If you are only looking for a sketch of how you might travel in time without determinism, and you equate free will with determinism, then one can easily sketch a world which admits both free-will and time travel, and in which physical systems and events have apparent causes.
Allow me to sketch a bifurcating time-line admitting time travel. If we suppose that by and large matter/energy is conserved in the usual way, except when engaging in the mechanisms of time travel, then just because you have travelled back in time to kill your grandparent does not mean that you will stop existing. If you absolutely require chains of causality to be traceable over long stretches of time and beyond the process of time-travel itself, then it simply suffices for there to be one continuity (a) in which you are born, and another continuity (b) in which you arrive from the future:
Time t=-51.
Your grandparent meets their future spouse for the first time.
Time t=-50(a).
Your grandparents start a serious relationship.
Nobody particularly interesting appears from the past.
Time t=-49(a).
Your grandparents get married.
Time t=-25(a).
Your mother is born to your grandparents.
Time t=0(a)
You are born to your mother.
Time t=30(a)
You have invented a time machine, and travel back to time t=-50.
Time t=31(a)
Your disappearance remains an unsolved case by the police, and you are presumed dead.
Time t=-50(b)
Your grandparents start a serious relationship.
You appear from the past.
Time t=-49(b)
You kill one of your grandparents, preventing your mother from being born. Being a physical system which has a past which can be traced back some amount of time, and whose appearance in the past can in any case be explained by the mechanism of time-travel to a continuity in time in which this assassination did not occur, you continue to exist, because physics is not in the habit of simply allowing macroscopic physical systems to vanish.
Time t=-25(b)
You are freed from prison for your crime of murder, on parole, due to good behaviour.
Time t=0(b) You privately and wryly commemorate your own zeroeth birthday.
Time t=25(b) You celebrate your 75th in-continuity birthday.
Time t=30(b) You die in a car accident.
To an observer experiencing the world without a time-machine, they would with some probability observe time-line (a), and with some probability observe time-line (b). There would be a copy of that observer for each time-line, observing each; this does not require duplication of matter (or entire universes) in principle, and can be achieved in configuration space by a similar mechanism as the so-called parallel worlds of the Many Worlds Hypothesis of quantum mechanics.

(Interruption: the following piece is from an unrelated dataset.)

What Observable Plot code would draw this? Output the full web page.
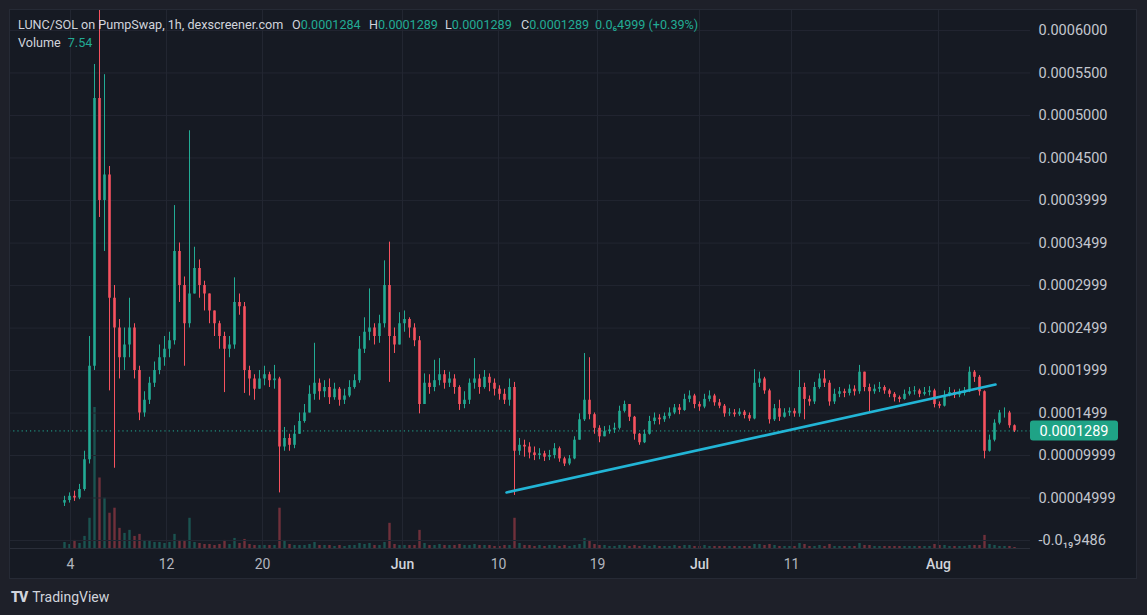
<!DOCTYPE html>
<html>
<head>
<meta charset="utf-8">
<script src="https://cdn.jsdelivr.net/npm/d3@7"></script>
<script src="https://cdn.jsdelivr.net/npm/@observablehq/plot@0.6"></script>
<style>
  html, body { margin: 0; padding: 0; background: #1e2029; width: 1147px; height: 615px; overflow: hidden; font-family: Roboto, "Noto Sans", sans-serif; }
  #wrap { position: relative; width: 1147px; height: 615px; }
  #panel { position: absolute; left: 9px; top: 9px; width: 1128px; height: 570px; background: #161a23; overflow: hidden; }
  #panel svg { position: absolute; left: -9px; top: -9px; max-width: none !important; width: 1147px; height: 579px; }
  #frame { position: absolute; left: 9px; top: 9px; width: 1128px; height: 570px; border: 1px solid #262a35; box-sizing: border-box; pointer-events: none; }
  .lg { position: absolute; font-size: 12.6px; line-height: 16px; color: #d1d4dc; white-space: nowrap; }
  .v { color: #22ab94; }
  #footer { position: absolute; left: 11px; top: 589px; font-size: 14px; color: #d1d4dc; white-space: nowrap; }
  #footer b { font-weight: 900; letter-spacing: -1px; margin-right: 5px; font-size: 14px; }
</style>
</head>
<body>
<div id="wrap">
  <div id="panel"></div>
  <div id="frame"></div>
  <div class="lg" style="left:18px;top:17px">LUNC/SOL on PumpSwap, 1h, dexscreener.com</div>
  <div class="lg" style="left:292px;top:17px">O<span class="v">0.0001284</span></div>
  <div class="lg" style="left:369px;top:17px">H<span class="v">0.0001289</span></div>
  <div class="lg" style="left:445px;top:17px">L<span class="v">0.0001289</span></div>
  <div class="lg" style="left:521px;top:17px">C<span class="v">0.0001289</span></div>
  <div class="lg" style="left:595px;top:17px"><span class="v">0.0₆4999 (+0.39%)</span></div>
  <div class="lg" style="left:18px;top:35px">Volume <span class="v" style="margin-left:4px">7.54</span></div>
  <div id="footer"><b>TV</b>TradingView</div>
</div>
<script>
// ---- data (prices in millionths of SOL: 128.9 => 0.0001289) ----
const firstOpenMicro = 44;
const closeMicro = [
  47, 52, 50, 60, 95, 205, 520, 400, 430, 285,
  250, 215, 230, 250, 200, 150, 165, 185, 200, 215,
  225, 235, 340, 300, 255, 290, 320, 300, 290, 270,
  255, 240, 225, 230, 280, 275, 200, 190, 178, 190,
  195, 188, 190, 110, 120, 112, 125, 140, 150, 172,
  185, 175, 180, 168, 178, 165, 170, 180, 188, 225,
  245, 250, 240, 255, 300, 240, 230, 255, 260, 250,
  235, 160, 185, 180, 188, 195, 185, 190, 180, 160,
  165, 185, 190, 180, 192, 185, 178, 172, 165, 180,
  105, 112, 110, 103, 100, 102, 98, 100, 108, 96,
  90, 96, 118, 142, 165, 148, 132, 122, 128, 130,
  132, 152, 160, 145, 125, 115, 125, 140, 144, 142,
  146, 150, 156, 153, 166, 170, 160, 157, 166, 170,
  162, 158, 149, 150, 148, 151, 147, 143, 185, 190,
  176, 142, 155, 145, 150, 152, 149, 180, 166, 163,
  180, 190, 185, 163, 172, 175, 173, 178, 175, 198,
  180, 175, 178, 180, 176, 172, 168, 166, 172, 175,
  176, 172, 174, 176, 160, 158, 170, 174, 171, 173,
  175, 198, 192, 175, 105, 118, 138, 150, 150, 135,
  128.9
];
const highMicro = [
  52, 56, 58, 66, 105, 240, 560, 640, 548, 440,
  300, 260, 250, 285, 255, 205, 175, 192, 210, 230,
  240, 245, 394, 350, 310, 482, 345, 330, 305, 290,
  270, 258, 245, 240, 309, 290, 280, 205, 195, 200,
  205, 198, 206, 192, 133, 125, 135, 150, 160, 182,
  232, 190, 188, 190, 185, 180, 178, 188, 195, 240,
  262, 296, 255, 265, 329, 351, 250, 268, 270, 262,
  255, 240, 196, 195, 212, 214, 200, 198, 195, 182,
  175, 190, 214, 195, 200, 196, 190, 182, 178, 190,
  186, 120, 118, 115, 110, 108, 105, 106, 114, 110,
  98, 100, 122, 149, 220, 215, 150, 135, 134, 135,
  138, 158, 164, 158, 146, 126, 130, 146, 150, 148,
  150, 156, 160, 160, 172, 176, 172, 163, 172, 176,
  172, 166, 160, 155, 154, 155, 153, 150, 201, 198,
  192, 178, 160, 165, 155, 156, 155, 200, 185, 170,
  186, 196, 200, 188, 178, 180, 178, 183, 182, 206,
  196, 184, 183, 186, 182, 178, 174, 170, 177, 180,
  181, 178, 180, 181, 178, 163, 176, 180, 177, 178,
  180, 204, 200, 194, 176, 124, 142, 153, 156, 152,
  136
];
const lowMicro = [
  40, 44, 46, 48, 58, 90, 200, 380, 340, 176,
  85, 190, 200, 215, 190, 141, 145, 160, 180, 195,
  205, 215, 230, 280, 205, 250, 300, 285, 270, 255,
  240, 225, 174, 215, 225, 265, 173, 170, 165, 178,
  182, 180, 178, 56, 105, 105, 108, 125, 138, 150,
  165, 165, 168, 160, 165, 158, 160, 168, 178, 185,
  220, 235, 230, 232, 250, 186, 220, 235, 245, 238,
  228, 149, 160, 172, 175, 182, 178, 180, 172, 153,
  155, 160, 178, 172, 178, 175, 170, 165, 160, 158,
  53, 100, 98, 96, 94, 95, 93, 94, 96, 92,
  87, 88, 95, 118, 140, 142, 125, 115, 122, 125,
  126, 130, 150, 140, 118, 112, 114, 124, 136, 136,
  139, 143, 148, 148, 152, 162, 155, 152, 155, 163,
  158, 155, 145, 146, 145, 146, 143, 140, 142, 180,
  172, 137, 140, 140, 144, 146, 145, 145, 142, 158,
  160, 178, 180, 158, 160, 168, 168, 170, 170, 172,
  175, 150, 172, 174, 172, 168, 163, 162, 165, 170,
  171, 168, 170, 170, 156, 155, 157, 169, 167, 168,
  170, 174, 186, 170, 96, 104, 116, 136, 144, 132,
  127
];
const volumeSol = [
  6, 4, 8, 5, 12, 30, 140, 70, 50, 35,
  40, 20, 15, 18, 12, 14, 8, 7, 6, 6,
  5, 6, 14, 8, 8, 30, 6, 5, 4, 4,
  3, 4, 8, 4, 10, 5, 9, 4, 3, 3,
  3, 3, 3, 40, 8, 4, 3, 3, 3, 4,
  6, 3, 3, 3, 2, 3, 2, 3, 3, 5,
  4, 5, 3, 3, 6, 25, 4, 3, 3, 3,
  3, 18, 5, 3, 3, 4, 3, 3, 3, 4,
  3, 3, 4, 3, 3, 3, 2, 2, 3, 3,
  30, 5, 3, 3, 2, 3, 2, 3, 3, 2,
  3, 2, 3, 4, 10, 8, 4, 3, 3, 2,
  2, 3, 3, 2, 3, 2, 3, 2, 3, 2,
  2, 2, 3, 2, 3, 3, 2, 2, 3, 2,
  2, 2, 2, 2, 2, 2, 2, 2, 4, 4,
  3, 4, 3, 2, 2, 2, 2, 5, 4, 2,
  2, 3, 2, 4, 2, 2, 2, 2, 2, 5,
  3, 3, 2, 2, 2, 2, 2, 2, 2, 2,
  2, 2, 2, 2, 4, 3, 3, 2, 2, 2,
  2, 3, 3, 3, 13, 4, 3, 2, 2, 2,
  1
];
const xTickPos = [1.2, 20.4, 39.6, 67.6, 86.8, 106.6, 127, 145.4, 174.8];
const xTickLabels = ["4", "12", "20", "Jun", "10", "19", "Jul", "11", "Aug"];
const xTickIsMonth = [false, false, false, true, false, false, true, false, true];
const yTickValues = [0.0006, 0.00055, 0.0005, 0.00045, 0.0003999, 0.0003499, 0.0002999, 0.0002499, 0.0001999, 0.0001499, 0.00009999, 0.00004999, -9.486e-23];
const yTickLabels = ["0.0006000", "0.0005500", "0.0005000", "0.0004500", "0.0003999", "0.0003499", "0.0002999", "0.0002499", "0.0001999", "0.0001499", "0.00009999", "0.00004999", "-0.0₁₉9486"];
const trendBar = [88.4, 186.2];
const trendMicro = [56.5, 183.5];

// ---- build tables ----
const candles = closeMicro.map((c, i) => {
  const o = i === 0 ? firstOpenMicro : closeMicro[i - 1];
  const h = Math.max(highMicro[i], o, c);
  const l = Math.min(lowMicro[i], o, c);
  return { i, open: o / 1e6, close: c / 1e6, high: h / 1e6, low: l / 1e6, volume: volumeSol[i], up: c >= o };
});
const trend = trendBar.map((x, k) => ({ x, y: trendMicro[k] / 1e6 }));
const lastPrice = closeMicro[closeMicro.length - 1] / 1e6;
const yLabelMap = new Map(yTickValues.map((v, i) => [v, yTickLabels[i]]));
const xTicks = xTickPos.map((x, i) => ({ x, label: xTickLabels[i], month: xTickIsMonth[i] }));

const UP = "#22ab94", DOWN = "#f7525f", GRID = "#222631";
const xDomain = [-11, 193.2];
const yDomain = [-9.41e-6, 623.5e-6];
const common = { width: 1147, height: 579, marginLeft: 9, marginRight: 117, marginTop: 10, marginBottom: 31 };

const volPlot = Plot.plot({
  ...common,
  x: { domain: xDomain, axis: null },
  y: { domain: [0, 534], axis: null },
  style: { background: "transparent", maxWidth: "none" },
  marks: [
    Plot.ruleX(candles, { x: "i", y1: 0, y2: "volume", stroke: d => d.up ? UP : DOWN, strokeOpacity: 0.4, strokeWidth: 2.4 })
  ]
});

const mainPlot = Plot.plot({
  ...common,
  x: { domain: xDomain, axis: null },
  y: { domain: yDomain, axis: null },
  style: { background: "transparent", maxWidth: "none", fontFamily: "Roboto, 'Noto Sans', 'DejaVu Sans', sans-serif" },
  marks: [
    Plot.gridY(yTickValues, { stroke: GRID, strokeOpacity: 1 }),
    Plot.gridX(xTickPos, { stroke: GRID, strokeOpacity: 1 }),
    Plot.ruleY([yDomain[0]], { stroke: "#2a2e39", strokeWidth: 1 }),
    Plot.ruleY([lastPrice], { stroke: UP, strokeDasharray: "1.2,3", strokeWidth: 1 }),
    Plot.ruleX(candles, { x: "i", y1: "low", y2: "high", stroke: d => d.up ? UP : DOWN, strokeWidth: 1 }),
    Plot.ruleX(candles, { x: "i", y1: "open", y2: "close", stroke: d => d.up ? UP : DOWN, strokeWidth: 2.6 }),
    Plot.line(trend, { x: "x", y: "y", stroke: "#22b5d6", strokeWidth: 2.6 }),
    Plot.text(yTickValues, { x: () => xDomain[1], y: d => d, text: d => yLabelMap.get(d), dx: 8, textAnchor: "start", fill: "#c3c6ce", fontSize: 14.5 }),
    Plot.rect([lastPrice], { x1: () => xDomain[1], x2: () => xDomain[1], y1: d => d, y2: d => d, insetLeft: 0, insetRight: -88, insetTop: -10, insetBottom: -10, fill: "#1fa386", rx: 3 }),
    Plot.text([lastPrice], { x: () => xDomain[1], y: d => d, text: d => d3.format(".7f")(d), dx: 9, textAnchor: "start", fill: "#ffffff", fontSize: 14.5 }),
    Plot.text(xTicks.filter(d => !d.month), { x: "x", y: () => yDomain[0], text: "label", dy: 16, fill: "#b2b5be", fontSize: 14 }),
    Plot.text(xTicks.filter(d => d.month), { x: "x", y: () => yDomain[0], text: "label", dy: 16, fill: "#d1d4dc", fontSize: 14, fontWeight: 500 })
  ]
});

const panel = document.getElementById("panel");
panel.appendChild(volPlot);
panel.appendChild(mainPlot);
</script>
</body>
</html>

You might complain that I don't give you any way to determine the probability with which a subjective observer would see you appear from the past, or that merely with some probability appearing in the past isn't good enough. I actually suppose that your time-travel mechanism is 100% successful, conditioned on you engaging it; but this doesn't mean that a past observer actually sees you emerge with probability 100%. You could more fairly complain that it's not clear how to interpret probability without ensembles or repeated trials, which would be a very good criticism in fact; but we don't have to suppose that there's any actual numerical probability attached. There is just a nondeterministic event in which a past observer either sees you emerge from the future or doesn't, and potentially either lives to see you born, or to see you kill your grandparent; and as a subjective participant you are assured of finding yourself emerging in the past.
Does this represent the freedom of event-space required for what you want to call "free will"? So long as you are identifying F ≡ ¬D, it doesn't matter — in this hypothetical physical ontology, nature is not deterministic, which (by your assumption) means that "free will" is true by definition.
Of course, this answer is entirely speculative; you have not actually learned anything about time-travel from this, except that it is possible to imagine a way that it is compatible with a non-deterministic universe.